Strong nanophotonic quantum squeezing exceeding 3.5 dB in a foundry-compatible Kerr microresonator

TL;DR

This paper demonstrates a foundry-compatible silicon nitride microresonator that achieves over 3.5 dB of quantum squeezing, advancing on-chip quantum light sources for quantum information and metrology.

Contribution

It reports the first robust, on-chip quantum squeezing exceeding 3.5 dB in a CMOS-compatible silicon nitride microresonator platform.

Findings

Achieved 3.7 ± 0.2 dB of directly detected squeezing.

Inferred on-chip squeezing level of 10.7 dB.
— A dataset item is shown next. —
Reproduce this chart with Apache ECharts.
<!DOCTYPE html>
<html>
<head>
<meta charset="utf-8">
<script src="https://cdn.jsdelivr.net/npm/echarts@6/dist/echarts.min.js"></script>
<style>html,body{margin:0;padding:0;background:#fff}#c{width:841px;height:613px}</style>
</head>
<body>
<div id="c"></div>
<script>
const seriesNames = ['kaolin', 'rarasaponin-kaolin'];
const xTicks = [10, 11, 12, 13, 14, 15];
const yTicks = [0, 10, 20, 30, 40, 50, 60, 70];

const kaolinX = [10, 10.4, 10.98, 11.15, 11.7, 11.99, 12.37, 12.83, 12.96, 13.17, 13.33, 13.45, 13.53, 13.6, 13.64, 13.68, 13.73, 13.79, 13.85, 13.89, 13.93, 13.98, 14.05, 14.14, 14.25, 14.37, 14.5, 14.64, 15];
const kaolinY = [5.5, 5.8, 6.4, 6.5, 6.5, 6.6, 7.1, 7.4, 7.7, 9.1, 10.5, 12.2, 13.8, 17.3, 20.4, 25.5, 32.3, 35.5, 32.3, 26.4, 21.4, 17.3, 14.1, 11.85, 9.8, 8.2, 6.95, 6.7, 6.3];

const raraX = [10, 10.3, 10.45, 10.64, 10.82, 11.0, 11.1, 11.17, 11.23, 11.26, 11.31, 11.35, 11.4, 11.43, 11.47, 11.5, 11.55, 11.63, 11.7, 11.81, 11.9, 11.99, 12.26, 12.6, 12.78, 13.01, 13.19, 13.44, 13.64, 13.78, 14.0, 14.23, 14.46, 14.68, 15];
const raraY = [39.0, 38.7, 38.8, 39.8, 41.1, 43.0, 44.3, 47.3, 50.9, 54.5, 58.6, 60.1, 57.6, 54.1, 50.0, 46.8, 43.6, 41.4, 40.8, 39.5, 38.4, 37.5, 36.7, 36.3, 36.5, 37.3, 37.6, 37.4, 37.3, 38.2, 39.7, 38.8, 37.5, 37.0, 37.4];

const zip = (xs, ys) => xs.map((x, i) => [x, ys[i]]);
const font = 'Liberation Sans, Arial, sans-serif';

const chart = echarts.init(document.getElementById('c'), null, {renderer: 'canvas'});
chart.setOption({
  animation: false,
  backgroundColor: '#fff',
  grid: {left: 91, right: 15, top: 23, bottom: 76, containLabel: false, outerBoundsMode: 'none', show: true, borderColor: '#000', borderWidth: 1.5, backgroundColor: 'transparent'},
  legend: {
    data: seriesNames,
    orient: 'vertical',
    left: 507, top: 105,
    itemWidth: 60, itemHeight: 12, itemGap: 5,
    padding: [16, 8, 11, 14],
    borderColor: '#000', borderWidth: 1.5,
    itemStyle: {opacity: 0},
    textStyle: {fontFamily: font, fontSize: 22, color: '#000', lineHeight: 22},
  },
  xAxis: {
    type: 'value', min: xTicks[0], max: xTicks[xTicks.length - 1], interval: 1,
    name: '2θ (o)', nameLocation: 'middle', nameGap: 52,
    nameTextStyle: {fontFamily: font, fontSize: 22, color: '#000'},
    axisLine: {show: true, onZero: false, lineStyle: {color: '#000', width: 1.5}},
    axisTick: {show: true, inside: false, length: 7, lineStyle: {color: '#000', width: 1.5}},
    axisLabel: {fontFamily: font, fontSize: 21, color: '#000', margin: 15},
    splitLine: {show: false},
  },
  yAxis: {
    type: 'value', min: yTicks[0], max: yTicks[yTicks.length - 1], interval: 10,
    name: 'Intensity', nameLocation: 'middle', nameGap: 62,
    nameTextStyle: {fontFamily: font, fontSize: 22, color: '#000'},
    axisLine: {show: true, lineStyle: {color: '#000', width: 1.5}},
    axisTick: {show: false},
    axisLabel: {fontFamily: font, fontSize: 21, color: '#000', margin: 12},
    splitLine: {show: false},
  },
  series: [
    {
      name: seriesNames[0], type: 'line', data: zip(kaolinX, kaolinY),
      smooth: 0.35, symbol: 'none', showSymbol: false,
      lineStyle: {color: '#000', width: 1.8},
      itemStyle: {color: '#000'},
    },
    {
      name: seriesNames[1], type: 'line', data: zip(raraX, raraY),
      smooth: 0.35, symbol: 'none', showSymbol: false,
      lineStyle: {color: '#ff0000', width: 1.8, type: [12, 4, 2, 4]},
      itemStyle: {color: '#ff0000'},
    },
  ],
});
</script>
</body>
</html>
Squeezing is stable across devices and pump conditions.

Abstract

Squeezed light, with its quantum noise reduction capabilities, has emerged as a powerful resource in quantum information processing and precision metrology. To reach noise reduction levels such that a quantum advantage is achieved, off-chip squeezers are typically used. The development of on-chip squeezed light sources, particularly in nanophotonic platforms, has been challenging. We report 3.7 $\pm$ 0.2 dB of directly detected nanophotonic quantum squeezing using foundry-fabricated silicon nitride (Si$_3$N$_4$) microrings with an inferred squeezing level of 10.7 dB on-chip. The squeezing level is robust across multiple devices and pump detunings, and is consistent with the overcoupling degree without noticeable degradation from excess classical noise. We also offer insights to mitigate thermally-induced excess noise, that typically degrades squeezing, by using small-radius rings with a larger free spectral range (450 GHz) and consequently lower parametric oscillation thresholds. Our results demonstrate that Si$_3$N$_4$ is a viable platform for strong quantum noise reduction in a CMOS-compatible, scalable architecture.